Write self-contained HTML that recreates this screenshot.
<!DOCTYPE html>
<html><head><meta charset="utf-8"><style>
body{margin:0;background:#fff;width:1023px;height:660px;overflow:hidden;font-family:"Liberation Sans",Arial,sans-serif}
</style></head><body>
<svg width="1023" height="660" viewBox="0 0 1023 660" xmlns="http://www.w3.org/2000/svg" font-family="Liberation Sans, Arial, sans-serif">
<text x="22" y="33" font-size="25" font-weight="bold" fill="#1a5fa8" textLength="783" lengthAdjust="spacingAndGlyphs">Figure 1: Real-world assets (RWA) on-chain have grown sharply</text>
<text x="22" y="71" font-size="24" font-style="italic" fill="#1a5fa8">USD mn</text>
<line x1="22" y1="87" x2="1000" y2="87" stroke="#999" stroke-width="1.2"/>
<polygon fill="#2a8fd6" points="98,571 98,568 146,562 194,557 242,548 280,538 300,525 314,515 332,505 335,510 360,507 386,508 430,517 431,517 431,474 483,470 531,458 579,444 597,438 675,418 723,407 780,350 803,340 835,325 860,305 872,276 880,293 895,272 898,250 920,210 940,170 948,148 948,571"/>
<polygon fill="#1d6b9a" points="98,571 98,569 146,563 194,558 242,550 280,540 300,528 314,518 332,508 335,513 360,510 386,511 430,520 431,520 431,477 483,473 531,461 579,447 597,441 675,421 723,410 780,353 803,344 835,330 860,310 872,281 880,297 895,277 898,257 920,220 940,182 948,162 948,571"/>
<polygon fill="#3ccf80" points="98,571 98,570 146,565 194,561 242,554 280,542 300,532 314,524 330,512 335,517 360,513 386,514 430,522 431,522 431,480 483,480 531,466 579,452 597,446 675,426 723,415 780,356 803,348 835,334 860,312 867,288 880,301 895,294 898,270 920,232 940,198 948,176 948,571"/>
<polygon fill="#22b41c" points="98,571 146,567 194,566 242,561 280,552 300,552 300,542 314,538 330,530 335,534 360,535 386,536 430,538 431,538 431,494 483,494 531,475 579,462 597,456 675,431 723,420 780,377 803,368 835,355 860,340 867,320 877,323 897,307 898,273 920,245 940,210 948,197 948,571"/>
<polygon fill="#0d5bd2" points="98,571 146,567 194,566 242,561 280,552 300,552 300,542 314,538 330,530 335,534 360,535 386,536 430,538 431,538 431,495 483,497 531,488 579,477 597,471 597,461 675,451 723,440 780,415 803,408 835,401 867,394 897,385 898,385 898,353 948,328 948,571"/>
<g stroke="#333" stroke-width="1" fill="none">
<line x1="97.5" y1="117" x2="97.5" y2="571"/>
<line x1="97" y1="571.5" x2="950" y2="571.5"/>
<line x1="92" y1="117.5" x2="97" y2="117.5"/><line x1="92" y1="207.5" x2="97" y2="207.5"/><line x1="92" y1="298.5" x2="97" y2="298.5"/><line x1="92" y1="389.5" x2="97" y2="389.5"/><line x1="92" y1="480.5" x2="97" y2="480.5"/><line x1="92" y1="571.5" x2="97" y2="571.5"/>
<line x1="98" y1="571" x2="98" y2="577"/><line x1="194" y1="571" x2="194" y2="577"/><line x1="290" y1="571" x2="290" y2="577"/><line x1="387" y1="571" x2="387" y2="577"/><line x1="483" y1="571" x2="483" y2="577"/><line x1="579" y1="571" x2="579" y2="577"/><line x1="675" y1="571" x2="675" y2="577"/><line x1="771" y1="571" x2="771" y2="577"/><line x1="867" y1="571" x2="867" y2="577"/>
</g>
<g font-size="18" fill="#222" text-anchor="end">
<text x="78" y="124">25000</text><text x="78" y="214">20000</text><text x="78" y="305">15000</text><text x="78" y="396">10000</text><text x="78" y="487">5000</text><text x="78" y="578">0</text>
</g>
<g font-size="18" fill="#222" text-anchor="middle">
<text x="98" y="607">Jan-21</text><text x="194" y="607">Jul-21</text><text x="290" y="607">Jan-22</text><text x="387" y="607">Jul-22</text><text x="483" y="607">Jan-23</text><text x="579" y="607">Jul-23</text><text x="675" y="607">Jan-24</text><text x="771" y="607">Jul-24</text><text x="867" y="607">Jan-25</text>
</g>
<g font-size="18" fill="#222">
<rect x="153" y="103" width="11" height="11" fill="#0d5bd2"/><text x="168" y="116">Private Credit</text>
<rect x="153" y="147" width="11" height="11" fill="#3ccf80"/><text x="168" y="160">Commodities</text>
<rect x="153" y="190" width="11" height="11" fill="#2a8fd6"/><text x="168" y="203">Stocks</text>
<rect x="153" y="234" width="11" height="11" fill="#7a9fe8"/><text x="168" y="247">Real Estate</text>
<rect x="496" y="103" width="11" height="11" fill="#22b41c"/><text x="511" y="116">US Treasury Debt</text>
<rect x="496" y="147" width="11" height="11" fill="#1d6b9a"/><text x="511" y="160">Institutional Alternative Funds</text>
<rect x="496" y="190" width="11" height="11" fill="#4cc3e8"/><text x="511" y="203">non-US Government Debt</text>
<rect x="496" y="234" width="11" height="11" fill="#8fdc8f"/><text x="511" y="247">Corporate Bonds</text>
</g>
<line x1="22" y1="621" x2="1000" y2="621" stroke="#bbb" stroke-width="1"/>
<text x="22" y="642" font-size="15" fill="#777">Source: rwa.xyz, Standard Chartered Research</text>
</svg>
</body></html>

◇ ◇ ◇ ◇ ◇ ◇ ◇

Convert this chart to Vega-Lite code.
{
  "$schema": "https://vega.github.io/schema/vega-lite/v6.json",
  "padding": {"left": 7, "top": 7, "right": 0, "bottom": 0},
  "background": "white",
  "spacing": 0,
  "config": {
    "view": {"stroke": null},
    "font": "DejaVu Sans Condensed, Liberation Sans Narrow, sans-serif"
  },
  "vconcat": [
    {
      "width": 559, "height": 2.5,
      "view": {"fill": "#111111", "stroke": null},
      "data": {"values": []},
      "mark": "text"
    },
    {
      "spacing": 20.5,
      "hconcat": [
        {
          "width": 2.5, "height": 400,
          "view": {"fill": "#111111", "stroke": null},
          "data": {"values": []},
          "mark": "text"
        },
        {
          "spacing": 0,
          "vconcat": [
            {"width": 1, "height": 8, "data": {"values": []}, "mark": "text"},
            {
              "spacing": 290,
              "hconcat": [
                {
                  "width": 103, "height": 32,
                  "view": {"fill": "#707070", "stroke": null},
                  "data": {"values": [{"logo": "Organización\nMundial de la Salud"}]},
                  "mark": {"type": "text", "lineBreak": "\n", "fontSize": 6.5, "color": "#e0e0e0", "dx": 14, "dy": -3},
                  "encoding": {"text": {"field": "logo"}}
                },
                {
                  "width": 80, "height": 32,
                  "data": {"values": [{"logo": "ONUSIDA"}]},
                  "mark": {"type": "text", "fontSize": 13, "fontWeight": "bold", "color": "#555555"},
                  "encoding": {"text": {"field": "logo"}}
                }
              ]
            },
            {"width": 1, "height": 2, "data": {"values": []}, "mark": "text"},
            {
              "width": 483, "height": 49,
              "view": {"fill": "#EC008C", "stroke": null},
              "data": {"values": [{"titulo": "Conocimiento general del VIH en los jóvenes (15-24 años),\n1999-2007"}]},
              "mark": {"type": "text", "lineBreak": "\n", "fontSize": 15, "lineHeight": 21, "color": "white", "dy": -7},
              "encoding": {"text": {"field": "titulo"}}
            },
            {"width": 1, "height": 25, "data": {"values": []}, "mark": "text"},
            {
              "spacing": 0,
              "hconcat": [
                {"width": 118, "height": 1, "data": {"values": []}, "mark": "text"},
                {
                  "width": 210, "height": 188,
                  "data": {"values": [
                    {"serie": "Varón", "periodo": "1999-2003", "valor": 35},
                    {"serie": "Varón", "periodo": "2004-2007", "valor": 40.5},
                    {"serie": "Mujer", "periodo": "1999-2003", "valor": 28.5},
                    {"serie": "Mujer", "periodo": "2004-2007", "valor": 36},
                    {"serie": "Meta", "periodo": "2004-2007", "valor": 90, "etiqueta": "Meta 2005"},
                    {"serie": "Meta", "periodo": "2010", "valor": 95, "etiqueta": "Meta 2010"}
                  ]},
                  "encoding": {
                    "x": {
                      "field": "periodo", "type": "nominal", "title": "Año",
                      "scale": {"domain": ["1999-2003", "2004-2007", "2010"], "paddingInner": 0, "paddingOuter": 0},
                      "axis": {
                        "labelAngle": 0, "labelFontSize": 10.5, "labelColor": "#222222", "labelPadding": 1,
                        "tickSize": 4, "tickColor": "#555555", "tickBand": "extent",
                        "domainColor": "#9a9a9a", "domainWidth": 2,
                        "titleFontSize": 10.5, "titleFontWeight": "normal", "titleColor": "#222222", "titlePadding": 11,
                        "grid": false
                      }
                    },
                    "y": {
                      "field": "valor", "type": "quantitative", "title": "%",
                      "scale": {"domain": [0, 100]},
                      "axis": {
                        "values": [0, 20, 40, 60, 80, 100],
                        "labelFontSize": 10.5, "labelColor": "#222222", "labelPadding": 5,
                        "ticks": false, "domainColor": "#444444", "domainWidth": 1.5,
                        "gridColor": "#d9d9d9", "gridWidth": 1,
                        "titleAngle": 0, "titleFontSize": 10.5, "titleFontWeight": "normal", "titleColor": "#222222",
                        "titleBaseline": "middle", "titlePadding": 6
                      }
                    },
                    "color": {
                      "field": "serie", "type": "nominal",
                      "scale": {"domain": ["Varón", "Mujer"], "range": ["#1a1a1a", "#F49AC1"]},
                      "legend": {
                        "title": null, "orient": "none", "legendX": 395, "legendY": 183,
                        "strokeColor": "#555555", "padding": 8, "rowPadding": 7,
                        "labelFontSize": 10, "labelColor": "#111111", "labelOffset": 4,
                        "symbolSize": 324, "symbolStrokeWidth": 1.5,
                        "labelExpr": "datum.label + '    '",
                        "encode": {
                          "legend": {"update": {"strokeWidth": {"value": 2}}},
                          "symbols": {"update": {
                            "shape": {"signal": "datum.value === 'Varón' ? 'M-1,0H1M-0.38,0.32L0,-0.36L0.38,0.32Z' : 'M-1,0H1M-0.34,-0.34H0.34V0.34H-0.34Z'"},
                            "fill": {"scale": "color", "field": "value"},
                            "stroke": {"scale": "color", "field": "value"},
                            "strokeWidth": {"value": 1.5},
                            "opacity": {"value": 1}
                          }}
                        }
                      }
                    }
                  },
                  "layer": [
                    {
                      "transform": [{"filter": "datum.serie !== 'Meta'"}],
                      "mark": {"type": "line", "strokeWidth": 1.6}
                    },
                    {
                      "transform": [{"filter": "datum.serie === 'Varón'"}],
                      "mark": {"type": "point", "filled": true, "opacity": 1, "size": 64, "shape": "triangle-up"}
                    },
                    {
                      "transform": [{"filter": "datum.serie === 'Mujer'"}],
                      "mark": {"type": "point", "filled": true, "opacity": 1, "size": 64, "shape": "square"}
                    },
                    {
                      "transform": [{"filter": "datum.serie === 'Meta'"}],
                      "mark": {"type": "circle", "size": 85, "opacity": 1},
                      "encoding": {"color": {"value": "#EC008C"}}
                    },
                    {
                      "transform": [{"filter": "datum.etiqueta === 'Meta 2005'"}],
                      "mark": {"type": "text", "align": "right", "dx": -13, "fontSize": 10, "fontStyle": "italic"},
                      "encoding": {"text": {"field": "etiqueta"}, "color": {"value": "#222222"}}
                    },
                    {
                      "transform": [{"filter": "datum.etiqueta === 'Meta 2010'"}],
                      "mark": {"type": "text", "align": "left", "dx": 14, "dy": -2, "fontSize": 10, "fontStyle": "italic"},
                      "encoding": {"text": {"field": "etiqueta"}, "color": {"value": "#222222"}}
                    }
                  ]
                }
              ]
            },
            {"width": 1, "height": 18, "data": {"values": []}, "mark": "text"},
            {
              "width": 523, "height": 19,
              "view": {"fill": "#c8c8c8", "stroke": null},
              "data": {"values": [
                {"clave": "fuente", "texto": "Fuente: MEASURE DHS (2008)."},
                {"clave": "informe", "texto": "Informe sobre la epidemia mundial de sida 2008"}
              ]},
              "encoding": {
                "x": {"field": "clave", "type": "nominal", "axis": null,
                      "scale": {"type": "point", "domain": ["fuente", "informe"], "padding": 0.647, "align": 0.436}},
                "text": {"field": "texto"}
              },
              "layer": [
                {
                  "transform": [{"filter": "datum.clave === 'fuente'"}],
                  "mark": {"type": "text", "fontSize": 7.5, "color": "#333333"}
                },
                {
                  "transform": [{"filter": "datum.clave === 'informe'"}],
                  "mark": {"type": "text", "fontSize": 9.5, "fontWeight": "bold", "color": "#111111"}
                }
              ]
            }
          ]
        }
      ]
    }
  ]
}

◇ ◇ ◇ ◇ ◇ ◇ ◇

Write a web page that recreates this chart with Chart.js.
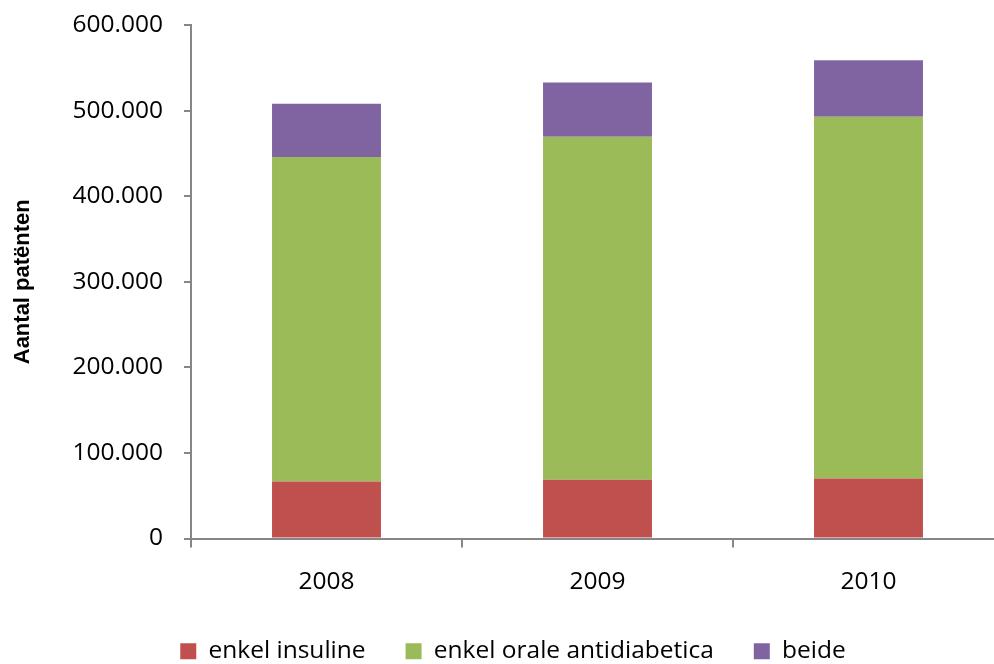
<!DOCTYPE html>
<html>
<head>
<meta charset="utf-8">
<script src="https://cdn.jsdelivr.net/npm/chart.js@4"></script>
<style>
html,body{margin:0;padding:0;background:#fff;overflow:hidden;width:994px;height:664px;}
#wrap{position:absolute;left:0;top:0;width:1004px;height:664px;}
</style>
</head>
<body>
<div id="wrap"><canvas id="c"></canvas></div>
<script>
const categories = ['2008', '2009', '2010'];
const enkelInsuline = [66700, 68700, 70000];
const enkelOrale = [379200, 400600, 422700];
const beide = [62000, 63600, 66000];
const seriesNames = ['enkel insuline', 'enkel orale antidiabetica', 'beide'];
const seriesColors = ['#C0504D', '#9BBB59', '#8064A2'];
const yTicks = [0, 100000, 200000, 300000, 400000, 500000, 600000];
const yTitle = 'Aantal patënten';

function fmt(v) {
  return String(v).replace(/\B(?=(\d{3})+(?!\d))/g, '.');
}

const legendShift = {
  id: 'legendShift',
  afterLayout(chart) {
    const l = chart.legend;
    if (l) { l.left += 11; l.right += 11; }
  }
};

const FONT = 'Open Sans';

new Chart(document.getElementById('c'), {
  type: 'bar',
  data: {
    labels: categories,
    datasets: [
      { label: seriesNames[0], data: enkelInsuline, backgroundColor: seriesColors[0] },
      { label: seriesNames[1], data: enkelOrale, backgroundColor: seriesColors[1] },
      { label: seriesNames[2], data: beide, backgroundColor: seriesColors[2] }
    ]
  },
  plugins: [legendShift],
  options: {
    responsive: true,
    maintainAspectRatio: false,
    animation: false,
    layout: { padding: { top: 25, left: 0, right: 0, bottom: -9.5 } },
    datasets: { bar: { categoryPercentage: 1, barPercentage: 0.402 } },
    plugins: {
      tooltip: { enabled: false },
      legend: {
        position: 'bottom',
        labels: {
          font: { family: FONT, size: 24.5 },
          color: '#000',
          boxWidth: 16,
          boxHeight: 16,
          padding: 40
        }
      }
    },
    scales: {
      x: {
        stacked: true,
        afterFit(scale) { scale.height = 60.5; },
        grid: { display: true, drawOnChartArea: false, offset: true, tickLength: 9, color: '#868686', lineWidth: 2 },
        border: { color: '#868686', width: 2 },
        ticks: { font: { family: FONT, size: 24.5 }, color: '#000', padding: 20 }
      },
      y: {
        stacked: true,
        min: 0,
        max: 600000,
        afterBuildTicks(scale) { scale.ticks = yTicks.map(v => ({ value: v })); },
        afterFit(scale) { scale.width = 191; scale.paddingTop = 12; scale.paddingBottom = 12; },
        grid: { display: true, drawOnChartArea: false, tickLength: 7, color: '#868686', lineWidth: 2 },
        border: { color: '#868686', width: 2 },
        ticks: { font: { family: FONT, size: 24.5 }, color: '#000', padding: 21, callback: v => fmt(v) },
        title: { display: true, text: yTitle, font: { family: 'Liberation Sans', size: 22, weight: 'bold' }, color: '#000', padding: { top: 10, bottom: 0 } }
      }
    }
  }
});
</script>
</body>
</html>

◇ ◇ ◇ ◇ ◇ ◇ ◇

#### [Given problem]
Leave out the pictures and give again exactly the lines from the one with "Write a web" through the one with "const FONT = 'Open Sans';", and no others.

#### [Finished exercise]
Write a web page that recreates this chart with Chart.js.
<!DOCTYPE html>
<html>
<head>
<meta charset="utf-8">
<script src="https://cdn.jsdelivr.net/npm/chart.js@4"></script>
<style>
html,body{margin:0;padding:0;background:#fff;overflow:hidden;width:994px;height:664px;}
#wrap{position:absolute;left:0;top:0;width:1004px;height:664px;}
</style>
</head>
<body>
<div id="wrap"><canvas id="c"></canvas></div>
<script>
const categories = ['2008', '2009', '2010'];
const enkelInsuline = [66700, 68700, 70000];
const enkelOrale = [379200, 400600, 422700];
const beide = [62000, 63600, 66000];
const seriesNames = ['enkel insuline', 'enkel orale antidiabetica', 'beide'];
const seriesColors = ['#C0504D', '#9BBB59', '#8064A2'];
const yTicks = [0, 100000, 200000, 300000, 400000, 500000, 600000];
const yTitle = 'Aantal patënten';

function fmt(v) {
  return String(v).replace(/\B(?=(\d{3})+(?!\d))/g, '.');
}

const legendShift = {
  id: 'legendShift',
  afterLayout(chart) {
    const l = chart.legend;
    if (l) { l.left += 11; l.right += 11; }
  }
};

const FONT = 'Open Sans';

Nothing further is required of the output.